Will encryption alone solve our problem? No. With a public-key cryptosystem, anyone can encrypt a message they send me. That's the whole point, of course, but a side effect is that I have no way of knowing for certain who actually wrote the message.
Would secret-key encryption work better? Not really. If I get an encrypted message from you, I can infer that you sent it, because I know it was sent by someone who knows the secret key, and only you and I know the key. But that doesn't really solve the problem, because there's still no signature that I can store or show someone else.
Let's consider a paper analogy. If I send you a memo saying, Go ahead and buy the 737; think of all the money we'll save on airfare. I'll pay for it from my budget, you'll probably forward a copy of my message to your purchasing department to prove that I offered to pay for it. Or let's say I write you a cheque. You forward the cheque to your bank.
In both cases, you check my signature to make sure I really sent the message, and you forward the message to someone else, who checks my signature to make sure you didn't write the message or cheque yourself.
Public-key cryptography to the rescue
If you encrypt a message with a public key, only the corresponding private key can decrypt it. It turns out that the reverse is true as well if you encrypt a message with a private key, only the corresponding public key can decrypt it. And this gives us what we need for a signature.
First, I send you the message. Next, I encrypt another copy of the message using my private key, and send you the ciphertext; it's my signature.
To check my signature, you decrypt the ciphertext using my public key, and compare it to the message I sent you. If it matches, you know I must have sent it. After all, you successfully decrypted it using my public key, which means it must have been encrypted using my private key. Because I'm the only one who knows my private key, I must have been the one who generated the signature.

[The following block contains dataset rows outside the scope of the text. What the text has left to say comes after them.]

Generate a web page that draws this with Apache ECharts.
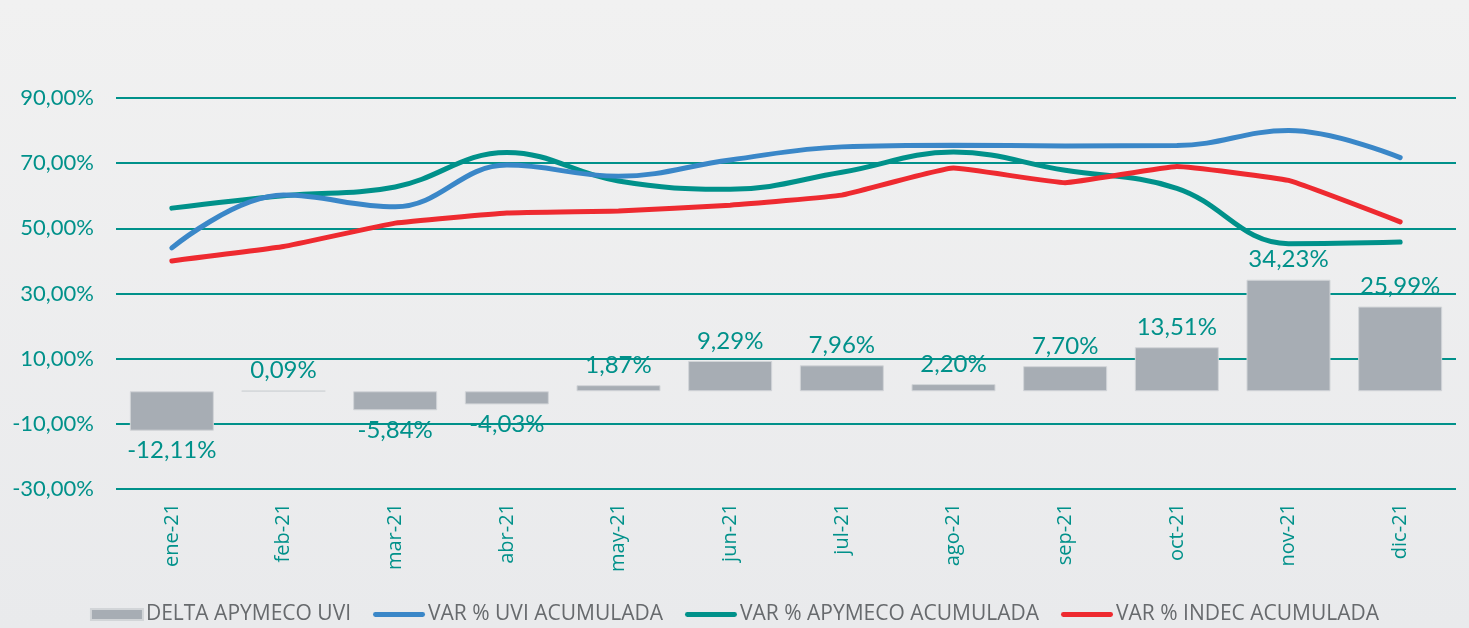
<!DOCTYPE html>
<html>
<head>
<meta charset="utf-8">
<script src="https://cdn.jsdelivr.net/npm/echarts@6/dist/echarts.min.js"></script>
<style>
  html, body {
    margin: 0;
    padding: 0;
    width: 1469px;
    height: 628px;
    background: linear-gradient(#f1f1f1, #e9eaec);
  }
  #chart {
    width: 1469px;
    height: 628px;
  }
</style>
</head>
<body>
<div id="chart"></div>
<script>
const months = ["ene-21", "feb-21", "mar-21", "abr-21", "may-21", "jun-21",
  "jul-21", "ago-21", "sep-21", "oct-21", "nov-21", "dic-21"];
const deltaApymecoUvi = [-12.11, 0.09, -5.84, -4.03, 1.87, 9.29, 7.96, 2.20, 7.70, 13.51, 34.23, 25.99];
const varUvi = [44.0, 60.2, 56.6, 69.4, 66.0, 71.0, 75.0, 75.5, 75.3, 75.4, 80.0, 71.7];
const varApymeco = [56.2, 60.0, 62.7, 73.3, 64.5, 62.0, 67.2, 73.4, 67.8, 62.3, 45.3, 45.8];
const varIndec = [40.0, 44.4, 51.6, 54.7, 55.3, 57.1, 60.2, 68.5, 64.0, 69.0, 64.7, 52.0];

const teal = "#00918a";
const fmt = (v, d) => v.toFixed(d).replace(".", ",") + "%";
// thick rounded line for the legend
const lineIcon = "path://M2.5,0 H52 A2.5,2.5 0 0 1 52,5 H2.5 A2.5,2.5 0 0 1 2.5,0 Z";

const chart = echarts.init(document.getElementById("chart"));

const option = {
  backgroundColor: "transparent",
  textStyle: { fontFamily: "Lato" },
  grid: { left: 116, right: 13, top: 98, bottom: 139 },
  legend: {
    top: 599,
    left: "center",
    itemGap: 22,
    itemWidth: 52,
    itemHeight: 11,
    symbolKeepAspect: true,
    textStyle: { fontFamily: "Open Sans", fontSize: 21, color: "#676a6d", padding: [0, 0, 0, -2] },
    data: [
      { name: "DELTA APYMECO UVI", icon: "rect" },
      { name: "VAR % UVI ACUMULADA", icon: lineIcon },
      { name: "VAR % APYMECO ACUMULADA", icon: lineIcon },
      { name: "VAR % INDEC ACUMULADA", icon: lineIcon }
    ]
  },
  xAxis: {
    type: "category",
    data: months,
    axisLine: { show: false, onZero: false },
    axisTick: { show: false },
    axisLabel: { rotate: 90, color: teal, fontFamily: "Open Sans", fontSize: 20, margin: 14 }
  },
  yAxis: {
    type: "value",
    min: -30,
    max: 90,
    interval: 20,
    axisLine: { show: false },
    axisTick: { show: false },
    splitLine: { lineStyle: { color: teal, width: 2 } },
    axisLabel: {
      color: teal,
      fontSize: 22,
      margin: 22,
      formatter: (v) => fmt(v, 2)
    }
  },
  series: [
    {
      name: "DELTA APYMECO UVI",
      type: "bar",
      barWidth: 84,
      itemStyle: { color: "#a7adb4", borderColor: "#d2d5d8", borderWidth: 1 },
      data: deltaApymecoUvi.map((v) => ({
        value: v,
        label: { position: v < 0 ? "bottom" : "top" }
      })),
      label: {
        show: true,
        color: teal,
        fontFamily: "Lato",
        fontSize: 24,
        distance: 8,
        formatter: (p) => fmt(p.value, 2)
      },
      z: 2
    },
    {
      name: "VAR % UVI ACUMULADA",
      type: "line",
      data: varUvi,
      smooth: 0.4,
      symbol: "none",
      lineStyle: { color: "#3a87c8", width: 5, cap: "round" },
      itemStyle: { color: "#3a87c8" },
      z: 4
    },
    {
      name: "VAR % APYMECO ACUMULADA",
      type: "line",
      data: varApymeco,
      smooth: 0.4,
      symbol: "none",
      lineStyle: { color: "#00918a", width: 5, cap: "round" },
      itemStyle: { color: "#00918a" },
      z: 3
    },
    {
      name: "VAR % INDEC ACUMULADA",
      type: "line",
      data: varIndec,
      smooth: 0.1,
      symbol: "none",
      lineStyle: { color: "#ee2a30", width: 5, cap: "round" },
      itemStyle: { color: "#ee2a30" },
      z: 3
    }
  ]
};

chart.setOption(option);
</script>
</body>
</html>
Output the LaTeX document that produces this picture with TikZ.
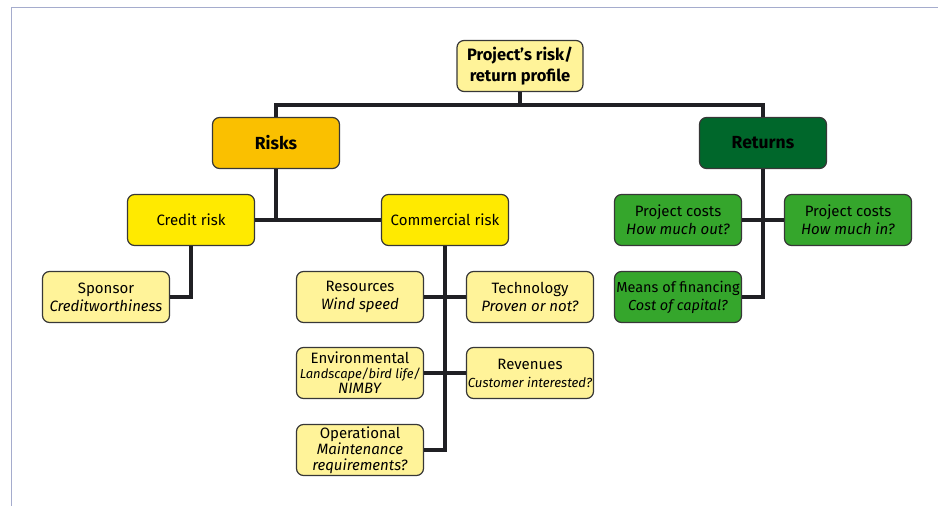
\documentclass[tikz,border=0pt]{standalone}
\usepackage{fontspec}
\setmainfont{Fira Sans}
\usetikzlibrary{positioning}

\definecolor{framegray}{RGB}{165,172,205}
\definecolor{boxline}{RGB}{55,55,55}
\definecolor{connblack}{RGB}{32,32,36}
\definecolor{paleyellow}{RGB}{255,243,153}
\definecolor{riskyellow}{RGB}{255,234,0}
\definecolor{riskorange}{RGB}{250,192,0}
\definecolor{retgreen}{RGB}{0,103,43}
\definecolor{costgreen}{RGB}{53,166,44}

\tikzset{
  box/.style={draw=boxline, line width=1.2pt, rounded corners=7pt, align=center,
    minimum width=127pt, minimum height=51pt, inner sep=0.5pt,
    font=\fontsize{15}{18}\selectfont},
  topbox/.style={box, fill=riskorange, font=\fontsize{17.5}{20}\selectfont\bfseries},
  conn/.style={connblack, line width=4pt}
}

\begin{document}
\begin{tikzpicture}[x=1pt,y=-1pt]
\useasboundingbox (0,0) rectangle (938,506);
%Rahmen
	\draw[framegray, line width=1pt] (11,506)--(11,7)--(938,7);

%Knoten
	\node[box, fill=paleyellow, minimum width=126pt, font=\fontsize{16.5}{21}\selectfont\bfseries] (root) at (520,66) {Project’s risk/\\return profile};
	\node[topbox] (risks) at (276,143) {Risks};
	\node[topbox, fill=retgreen] (returns) at (763,143) {Returns};
	
	%Risiken
	\node[box, fill=riskyellow] (credit) at (191,220) {Credit risk};
	\node[box, fill=riskyellow] (commercial) at (445,220) {Commercial risk};
	\node[box, fill=paleyellow] (sponsor) at (106,297) {Sponsor\\\textit{Creditworthiness}};
	\node[box, fill=paleyellow] (resources) at (360,297) {Resources\\\textit{Wind speed}};
	\node[box, fill=paleyellow] (technology) at (530,297) {Technology\\\textit{Proven or not?}};
	\node[box, fill=paleyellow, font=\fontsize{15}{15}\selectfont] (environmental) at (360,373) {Environmental\\{\fontsize{13}{15}\selectfont\itshape Landscape/bird life/}\\\textit{NIMBY}};
	\node[box, fill=paleyellow] (revenues) at (530,373) {Revenues\\{\fontsize{13.2}{16}\selectfont\itshape Customer interested?}};
	\node[box, fill=paleyellow, font=\fontsize{15}{16}\selectfont] (operational) at (360,450) {Operational\\\textit{Maintenance}\\\textit{requirements?}};
	
	%Ertraege
	\node[box, fill=costgreen] (costsout) at (678,220) {Project costs\\\textit{How much out?}};
	\node[box, fill=costgreen] (costsin) at (848,220) {Project costs\\\textit{How much in?}};
	\node[box, fill=costgreen, font=\fontsize{14.5}{18}\selectfont] (financing) at (678,297) {Means of financing\\\textit{Cost of capital?}};

%Verbindungen
	\draw[conn] (root.south)--++(0,13);
	\draw[conn] (risks.north)--++(0,-12)-|(returns.north);
	\draw[conn] (risks.south)--(risks.south |- credit.east);
	\draw[conn] (credit.east)--(commercial.west);
	\draw[conn] (credit.south)|-(sponsor.east);
	\draw[conn] (commercial.south)|-(operational.east);
	\draw[conn] (resources.east)--(technology.west);
	\draw[conn] (environmental.east)--(revenues.west);
	\draw[conn] (returns.south)|-(financing.east);
	\draw[conn] (costsout.east)--(costsin.west);
\end{tikzpicture}
\end{document}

And not only does that prove that the message really came from me, it lets you prove to someone else that you got the message from me just send them the message and the signature, and they can verify the signature if they have a copy of my public key.
And not only that, but it verifies the integrity of the message. Unlike a paper signature, a digital signature is tied to the message that was signed. If anyone makes a change to the message, the signature won't check, and you'll know it wasn't what I originally sent.